選挙で歴史的な大敗を喫したモーガン大統領が、公職を去る前に下した特赦。その中にはかつては辣腕ロビイストとして鳴らしたものの、スキャンダルによって獄中の人となった元弁護士バックマンの姿もあった。彼はCIAの庇護の元、イタリアで別人になりすまし新しい人生を送ることになったのだが、実はこの特赦はCIA長官メイナードの策略だったのだ。バックマンの持つ、所有国家不明の最新軍事衛星システムの謎を巡り、各国の諜報機関はその行方を追い求める。そしてそのことに気付いたバックマンもまた、決死の逃亡生活を繰り広げるのだった・・・!

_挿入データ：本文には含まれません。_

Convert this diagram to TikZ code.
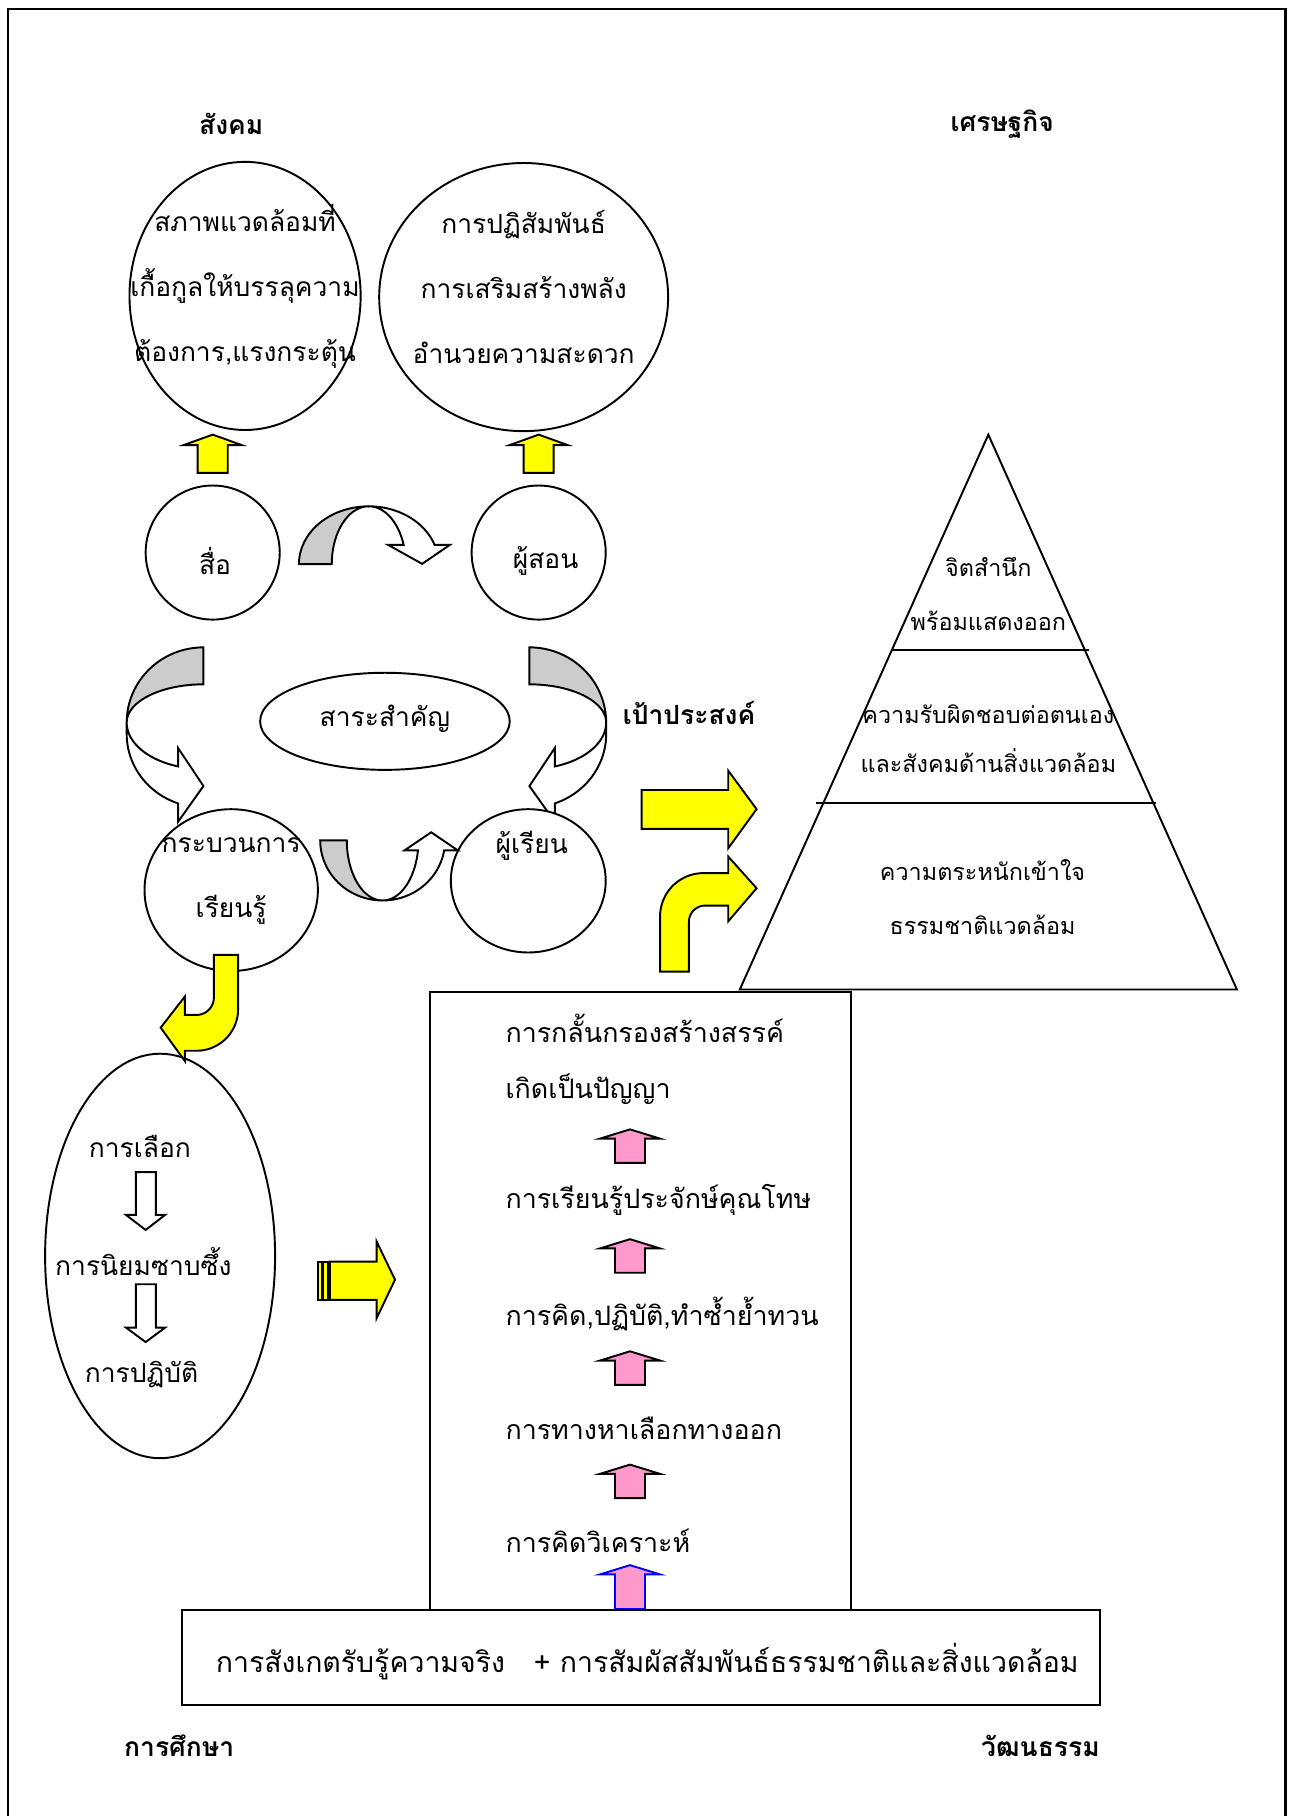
\documentclass[tikz,border=0pt]{standalone}
\usepackage{fontspec}
\setmainfont[Script=Thai]{Loma}
\usetikzlibrary{shapes.geometric}
\definecolor{yelA}{HTML}{FFFF00}
\definecolor{grayA}{HTML}{CCCCCC}
\definecolor{pinkA}{HTML}{FF99CC}
\newcommand\UpArr[7]{\draw[#1] ({#2-#6},#4) -- ({#2-#6},{#3+#7}) -- ({#2-#5},{#3+#7}) -- (#2,#3) -- ({#2+#5},{#3+#7}) -- ({#2+#6},{#3+#7}) -- ({#2+#6},#4) -- cycle;}
\begin{document}
\begin{tikzpicture}[x=0.02cm,y=-0.02cm,
  ol/.style={draw=black,line width=0.95pt,line join=miter},
  yel/.style={ol,fill=yelA},
  gry/.style={ol,fill=grayA},
  wht/.style={ol,fill=white},
  pnk/.style={ol,fill=pinkA},
  blu/.style={draw=blue,line width=0.95pt,fill=pinkA},
  oval/.style={ol,ellipse,inner sep=0pt,fill=white},
  rnd/.style={ol,circle,inner sep=0pt,fill=white},
  txt/.style={font=\fontsize{13}{32}\selectfont,align=center,inner sep=0pt},
  ptxt/.style={font=\fontsize{11.5}{26.5}\selectfont,align=center,inner sep=0pt},
  ltxt/.style={font=\fontsize{13.2}{32}\selectfont,anchor=west,inner sep=0pt},
  lbl/.style={font=\bfseries\fontsize{13}{16}\selectfont,inner sep=0pt}]
\useasboundingbox (0,0) rectangle (1120,1571);
% frame
\draw[line width=1.2pt] (7,1590) -- (7,8) -- (1112,8) -- (1112,1590);
% corner labels
\node[lbl] (soc) at (200,107) {สังคม};
\node[lbl] (eco) at (867,107) {เศรษฐกิจ};
\node[lbl] (goal) at (596,617) {เป้าประสงค์};
\node[lbl] (edu) at (155,1510) {การศึกษา};
\node[lbl] (cul) at (900,1510) {วัฒนธรรม};
% big circles
\node[oval,minimum width=4cm,minimum height=4.64cm] (c1) at (212,256) {};
\node[txt] (c1t) at (212,248) {สภาพแวดล้อมที่\\เกื้อกูลให้บรรลุความ\\ต้องการ,แรงกระตุ้น};
\node[oval,minimum width=5cm,minimum height=4.64cm] (c2) at (453,257) {};
\node[txt] (c2t) at (453,248) {การปฏิสัมพันธ์\\การเสริมสร้างพลัง\\อำนวยความสะดวก};
% yellow up arrows
\UpArr{yel}{184}{376}{409}{25}{13}{9}
\UpArr{yel}{466}{376}{409}{25}{13}{9}
% small circles
\node[rnd,minimum size=2.32cm] (s1) at (184,478) {};
\node[txt] (s1t) at (186,485) {สื่อ};
\node[rnd,minimum size=2.32cm] (s2) at (466,478) {};
\node[txt] (s2t) at (472,485) {ผู้สอน};
% top curved arrow
\draw[gry] (258.6,488) -- plot[domain=180:270,samples=25,variable=\t] ({319+60.4*cos(\t)},{488+50*sin(\t)}) -- plot[domain=270:180,samples=25,variable=\t] ({319+32*cos(\t)},{488+50*sin(\t)}) -- cycle;
\draw[wht] (319,438) -- plot[domain=270:340.6,samples=25,variable=\t] ({319+60.4*cos(\t)},{488+50*sin(\t)}) -- (389.1,471.4) -- (365.2,487.8) -- (335.8,471.4) -- plot[domain=340.6:270,samples=25,variable=\t] ({319+32*cos(\t)},{488+50*sin(\t)}) -- cycle;
% left and right curved arrows
\foreach \sc/\sh in {1/0,-1/634}{
\begin{scope}[shift={(\sh,0)},xscale=\sc]
\draw[gry] plot[domain=270:180,samples=25,variable=\t] ({176+66.4*cos(\t)},{625+65*sin(\t)}) -- plot[domain=180:270,samples=25,variable=\t] ({176+66.4*cos(\t)},{625+33*sin(\t)}) -- cycle;
\draw[wht] (109.6,625) -- (109.6,635) -- plot[domain=180:109.3,samples=25,variable=\t] ({176+66.4*cos(\t)},{635+63.6*sin(\t)}) -- (154,711) -- (176,680) -- (154,647) -- plot[domain=109.3:180,samples=25,variable=\t] ({176+66.4*cos(\t)},{625+40.3*sin(\t)}) -- cycle;
\end{scope}}
% central ellipse
\node[oval,minimum width=4.32cm,minimum height=1.68cm] (core) at (333,624) {};
\node[txt] (coret) at (333,622) {สาระสำคัญ};
% process and learner circles
\node[oval,minimum width=3cm,minimum height=2.8cm] (proc) at (200,770) {};
\node[txt] (proct) at (200,762) {กระบวนการ\\เรียนรู้};
\node[oval,minimum width=2.68cm,minimum height=2.48cm] (lrn) at (457,762) {};
\node[txt] (lrnt) at (460,732) {ผู้เรียน};
% bottom curved arrow
\draw[gry] (277,727) -- plot[domain=180:90,samples=25,variable=\t] ({331+54*cos(\t)},{727+52*sin(\t)}) -- plot[domain=90:180,samples=25,variable=\t] ({331+31*cos(\t)},{727+52*sin(\t)}) -- cycle;
\draw[wht] (331,779) -- plot[domain=90:9.5,samples=25,variable=\t] ({331+54*cos(\t)},{727+52*sin(\t)}) -- (396,735.6) -- (373,720) -- (350,735.6) -- plot[domain=9.5:90,samples=25,variable=\t] ({331+31*cos(\t)},{727+52*sin(\t)}) -- cycle;
% big ellipse with steps
\node[oval,minimum width=3.98cm,minimum height=7cm] (ch) at (138.5,1086.5) {};
% yellow bent arrow down-left
\draw[yel] (185,826) -- (206,826) -- (206,873) -- plot[domain=0:90,samples=20,variable=\t] ({170+36*cos(\t)},{873+36*sin(\t)}) -- (160,909) -- (160,918) -- (139,889) -- (160,862) -- (160,878) -- (170,878) -- plot[domain=90:0,samples=20,variable=\t] ({170+15*cos(\t)},{863+15*sin(\t)}) -- cycle;
\node[txt] (ch1) at (121,992) {การเลือก};
\node[txt] (ch2) at (124,1091) {การนิยมซาบซึ้ง};
\node[txt] (ch3) at (122.5,1189) {การปฏิบัติ};
\draw[wht] (117.6,1014) -- (134.9,1014) -- (134.9,1051) -- (142.8,1051) -- (126,1064) -- (109,1051) -- (117.6,1051) -- cycle;
\draw[wht] (117.6,1111) -- (134.9,1111) -- (134.9,1148.5) -- (142.8,1148.5) -- (126,1161) -- (109,1148.5) -- (117.6,1148.5) -- cycle;
% striped arrow
\draw[yel] (275.4,1091.4) rectangle (278.2,1124.5);
\draw[yel] (279.6,1091.4) rectangle (283.9,1124.5);
\draw[yel] (285.3,1091.4) -- (325.8,1091.4) -- (325.8,1074) -- (341.7,1107) -- (325.8,1140.4) -- (325.8,1124.5) -- (285.3,1124.5) -- cycle;
% stages rectangle
\node[ol,fill=white,minimum width=7.28cm,minimum height=10.7cm,inner sep=0pt] (stg) at (554,1125.5) {};
\node[ltxt] (t1) at (437,890) {การกลั้นกรองสร้างสรรค์};
\node[ltxt] (t2) at (437,942) {เกิดเป็นปัญญา};
\node[ltxt] (t3) at (437,1038) {การเรียนรู้ประจักษ์คุณโทษ};
\node[ltxt] (t4) at (437,1137) {การคิด,ปฏิบัติ,ทำซ้ำย้ำทวน};
\node[ltxt] (t5) at (437,1236) {การทางหาเลือกทางออก};
\node[ltxt] (t6) at (437,1333) {การคิดวิเคราะห์};
\UpArr{pnk}{545}{977}{1006}{26}{13}{8}
\UpArr{pnk}{545}{1072}{1101}{26}{13}{8}
\UpArr{pnk}{545}{1169}{1198}{26}{13}{8}
\UpArr{pnk}{545}{1267}{1296}{26}{13}{8}
\UpArr{blu}{545}{1354}{1392}{26}{13}{8}
% observation box
\node[ol,fill=white,minimum width=15.9cm,minimum height=1.64cm,inner sep=0pt] (obs) at (554.5,1434) {};
\node[txt,font=\fontsize{14}{20}\selectfont] (obst) at (560,1437) {การสังเกตรับรู้ความจริง\ \ \ + การสัมผัสสัมพันธ์ธรรมชาติและสิ่งแวดล้อม};
% pyramid
\coordinate (pa) at (855,376);
\coordinate (pl) at (640,856);
\coordinate (pr) at (1070,856);
\draw[ol] (pa) -- (pl) -- (pr) -- cycle;
\coordinate (d1l) at (772,562);
\coordinate (d1r) at (942,562);
\coordinate (d2l) at (706,695);
\coordinate (d2r) at (1000,695);
\draw[ol] (d1l) -- (d1r);
\draw[ol] (d2l) -- (d2r);
\node[ptxt] (p1) at (855,514) {จิตสำนึก\\พร้อมแสดงออก};
\node[ptxt,font=\fontsize{11.5}{24}\selectfont] (p2) at (855,639) {ความรับผิดชอบต่อตนเอง\\และสังคมด้านสิ่งแวดล้อม};
\node[ptxt] (p3) at (850,776) {ความตระหนักเข้าใจ\\ธรรมชาติแวดล้อม};
% goal arrows
\draw[yel] (555,683.4) -- (630,683.4) -- (630,666.7) -- (654.5,700) -- (630,733.8) -- (630,717) -- (555,717) -- cycle;
\draw[yel] (571,840.5) -- (571,792.8) -- plot[domain=180:270,samples=20,variable=\t] ({608.5+37.5*cos(\t)},{792.8+37.5*sin(\t)}) -- (630,755.3) -- (630,741) -- (654.5,768.4) -- (630,797) -- (630,783.4) -- (610,783.4) -- plot[domain=270:180,samples=20,variable=\t] ({610+14*cos(\t)},{797.4+14*sin(\t)}) -- (596,840.5) -- cycle;
\end{tikzpicture}
\end{document}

アカデミー出版から「超訳」として刊行されたり、また旧作のお色直し版だけでなく新作も小学館から出版されたりと、このところ紆余曲折が激しかったグリシャムの最新作が久々に新潮社から発売されている。今回はリーガル・サスペンスという枠からは随分とはみ出し、ハイテクを駆使した最新のスパイ兵器(偵察衛星)の争奪戦が中心。だがそこはグリシャムのこと、スパイ・アクション物やポリティカル・フィクションとは一線を隔しており、あくまで法曹界出身者らしい内容に留まっている。そして御馴染み”ジェット・コースター・ノベル”と称される怒涛の展開も健在。
ただこの作品に関しては若干尻切れトンボの嫌いもあり、キャラクターを使い切っていないなと感じる部分もあるのだが、
もしかすると続編を想定しているのかも知れない。そう思わせるだけの含みを持たせて作品は幕を閉じている。